(Some records)
+---+
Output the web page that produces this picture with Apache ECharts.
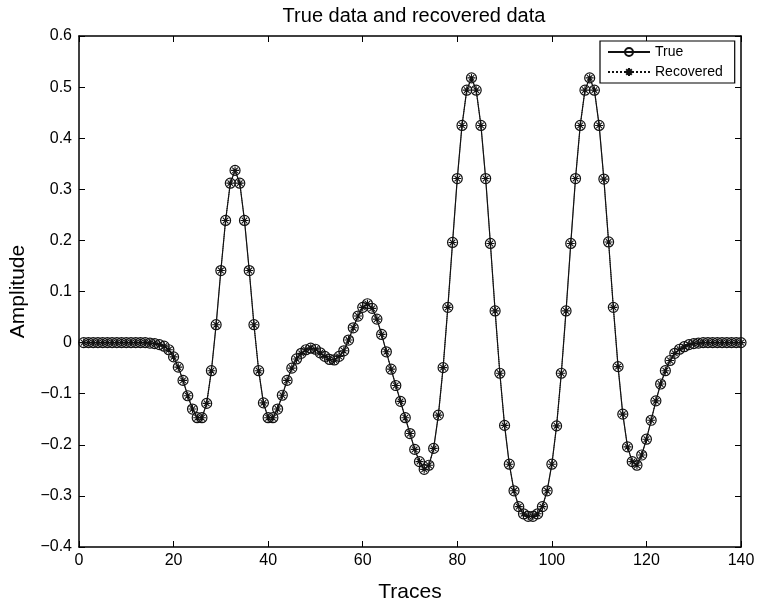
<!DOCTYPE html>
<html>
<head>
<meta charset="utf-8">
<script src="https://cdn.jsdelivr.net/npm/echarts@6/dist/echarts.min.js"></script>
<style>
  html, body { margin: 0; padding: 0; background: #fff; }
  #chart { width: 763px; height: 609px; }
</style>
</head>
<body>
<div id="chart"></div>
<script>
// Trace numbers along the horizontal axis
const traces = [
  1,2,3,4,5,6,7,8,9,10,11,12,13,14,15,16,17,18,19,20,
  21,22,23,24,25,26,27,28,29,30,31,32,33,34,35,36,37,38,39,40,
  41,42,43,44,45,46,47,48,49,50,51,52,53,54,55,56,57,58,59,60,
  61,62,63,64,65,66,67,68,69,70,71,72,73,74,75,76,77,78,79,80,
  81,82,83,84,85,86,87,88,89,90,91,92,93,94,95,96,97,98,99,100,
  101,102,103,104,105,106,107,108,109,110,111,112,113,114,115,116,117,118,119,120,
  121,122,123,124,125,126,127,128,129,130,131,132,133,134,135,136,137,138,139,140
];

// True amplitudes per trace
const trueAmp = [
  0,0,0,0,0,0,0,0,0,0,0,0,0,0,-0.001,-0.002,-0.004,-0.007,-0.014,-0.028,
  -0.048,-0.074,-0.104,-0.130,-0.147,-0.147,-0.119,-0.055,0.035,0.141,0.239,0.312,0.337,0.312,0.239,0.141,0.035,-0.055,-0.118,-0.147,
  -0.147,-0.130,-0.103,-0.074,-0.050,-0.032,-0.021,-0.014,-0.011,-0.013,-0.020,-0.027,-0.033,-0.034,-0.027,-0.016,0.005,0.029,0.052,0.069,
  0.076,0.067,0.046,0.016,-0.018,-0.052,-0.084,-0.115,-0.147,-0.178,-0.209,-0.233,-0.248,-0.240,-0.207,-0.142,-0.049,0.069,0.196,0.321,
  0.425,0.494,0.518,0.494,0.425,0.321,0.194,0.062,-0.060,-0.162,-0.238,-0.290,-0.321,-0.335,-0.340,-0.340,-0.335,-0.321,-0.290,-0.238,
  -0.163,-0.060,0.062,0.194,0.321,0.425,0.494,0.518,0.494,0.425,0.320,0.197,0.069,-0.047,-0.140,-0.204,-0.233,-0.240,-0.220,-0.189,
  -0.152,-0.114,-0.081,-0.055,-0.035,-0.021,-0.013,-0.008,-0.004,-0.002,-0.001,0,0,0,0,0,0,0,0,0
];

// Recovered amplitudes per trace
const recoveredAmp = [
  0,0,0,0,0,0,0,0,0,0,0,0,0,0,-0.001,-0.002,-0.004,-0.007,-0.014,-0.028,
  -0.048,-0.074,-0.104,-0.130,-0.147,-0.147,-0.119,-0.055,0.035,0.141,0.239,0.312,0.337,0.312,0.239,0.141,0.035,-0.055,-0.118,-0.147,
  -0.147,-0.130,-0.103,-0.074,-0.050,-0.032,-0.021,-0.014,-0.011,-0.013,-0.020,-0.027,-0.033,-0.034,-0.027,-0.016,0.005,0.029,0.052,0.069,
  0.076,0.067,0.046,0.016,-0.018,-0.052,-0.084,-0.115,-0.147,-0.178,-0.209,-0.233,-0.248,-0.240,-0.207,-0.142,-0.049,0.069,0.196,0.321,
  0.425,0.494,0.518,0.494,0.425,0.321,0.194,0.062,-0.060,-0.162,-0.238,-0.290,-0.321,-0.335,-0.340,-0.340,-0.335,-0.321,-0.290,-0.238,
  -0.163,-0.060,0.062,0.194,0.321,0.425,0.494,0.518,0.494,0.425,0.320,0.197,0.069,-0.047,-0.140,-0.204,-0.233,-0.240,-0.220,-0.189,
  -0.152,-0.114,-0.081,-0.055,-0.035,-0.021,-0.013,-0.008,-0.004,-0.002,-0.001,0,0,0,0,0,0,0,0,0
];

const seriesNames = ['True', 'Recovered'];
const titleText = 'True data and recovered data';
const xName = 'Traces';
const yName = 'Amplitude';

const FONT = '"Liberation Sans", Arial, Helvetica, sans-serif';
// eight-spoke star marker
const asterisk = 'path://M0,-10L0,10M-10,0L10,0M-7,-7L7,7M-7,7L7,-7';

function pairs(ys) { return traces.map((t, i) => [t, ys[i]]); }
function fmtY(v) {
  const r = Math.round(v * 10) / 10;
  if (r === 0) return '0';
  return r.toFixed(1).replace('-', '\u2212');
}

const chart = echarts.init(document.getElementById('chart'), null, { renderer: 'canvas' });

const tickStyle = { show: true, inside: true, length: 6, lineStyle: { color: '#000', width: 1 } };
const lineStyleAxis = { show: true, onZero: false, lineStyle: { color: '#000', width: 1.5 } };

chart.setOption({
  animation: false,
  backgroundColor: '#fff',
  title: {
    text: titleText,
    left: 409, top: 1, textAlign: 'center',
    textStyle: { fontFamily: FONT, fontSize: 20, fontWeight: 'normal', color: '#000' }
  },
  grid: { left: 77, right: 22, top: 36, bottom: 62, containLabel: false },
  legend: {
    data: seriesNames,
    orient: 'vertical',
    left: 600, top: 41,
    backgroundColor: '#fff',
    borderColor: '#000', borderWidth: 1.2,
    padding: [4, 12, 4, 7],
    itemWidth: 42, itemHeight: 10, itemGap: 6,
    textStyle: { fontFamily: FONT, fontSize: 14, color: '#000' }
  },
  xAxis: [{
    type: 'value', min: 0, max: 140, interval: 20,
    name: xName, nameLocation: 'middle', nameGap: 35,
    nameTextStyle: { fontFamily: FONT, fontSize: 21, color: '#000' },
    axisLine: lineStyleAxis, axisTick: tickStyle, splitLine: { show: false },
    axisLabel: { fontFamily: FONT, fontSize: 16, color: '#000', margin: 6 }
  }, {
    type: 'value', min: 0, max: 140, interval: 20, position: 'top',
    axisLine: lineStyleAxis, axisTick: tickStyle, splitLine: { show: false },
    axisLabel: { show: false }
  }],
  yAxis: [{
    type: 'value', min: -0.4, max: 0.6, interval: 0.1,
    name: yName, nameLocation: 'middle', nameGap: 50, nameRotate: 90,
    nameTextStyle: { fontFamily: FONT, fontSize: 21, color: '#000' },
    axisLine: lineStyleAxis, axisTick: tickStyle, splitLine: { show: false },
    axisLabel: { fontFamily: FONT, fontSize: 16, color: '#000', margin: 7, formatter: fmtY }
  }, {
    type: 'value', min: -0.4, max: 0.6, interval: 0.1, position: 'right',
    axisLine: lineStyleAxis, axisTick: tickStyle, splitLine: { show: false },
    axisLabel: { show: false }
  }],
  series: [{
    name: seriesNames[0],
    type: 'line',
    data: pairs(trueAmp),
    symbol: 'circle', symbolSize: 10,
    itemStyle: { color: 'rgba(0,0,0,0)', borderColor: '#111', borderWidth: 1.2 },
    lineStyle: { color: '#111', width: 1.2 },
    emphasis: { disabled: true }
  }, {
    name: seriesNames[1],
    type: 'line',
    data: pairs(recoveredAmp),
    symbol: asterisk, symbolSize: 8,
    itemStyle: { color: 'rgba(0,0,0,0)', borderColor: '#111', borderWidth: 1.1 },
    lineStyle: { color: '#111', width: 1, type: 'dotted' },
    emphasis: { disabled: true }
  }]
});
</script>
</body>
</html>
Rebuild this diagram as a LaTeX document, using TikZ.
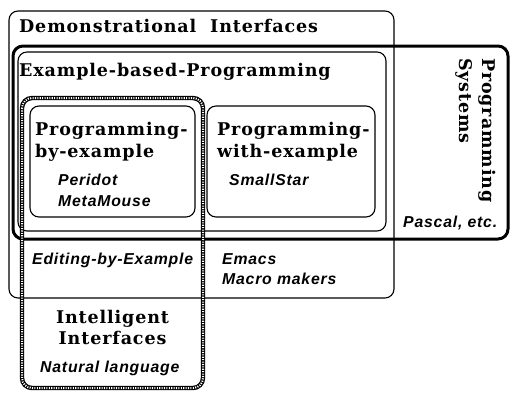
+---+
### EXERCISE DETAILS:
State how many lines of the records above contain the word "document", and give only that number.

### FULL SOLUTION:
2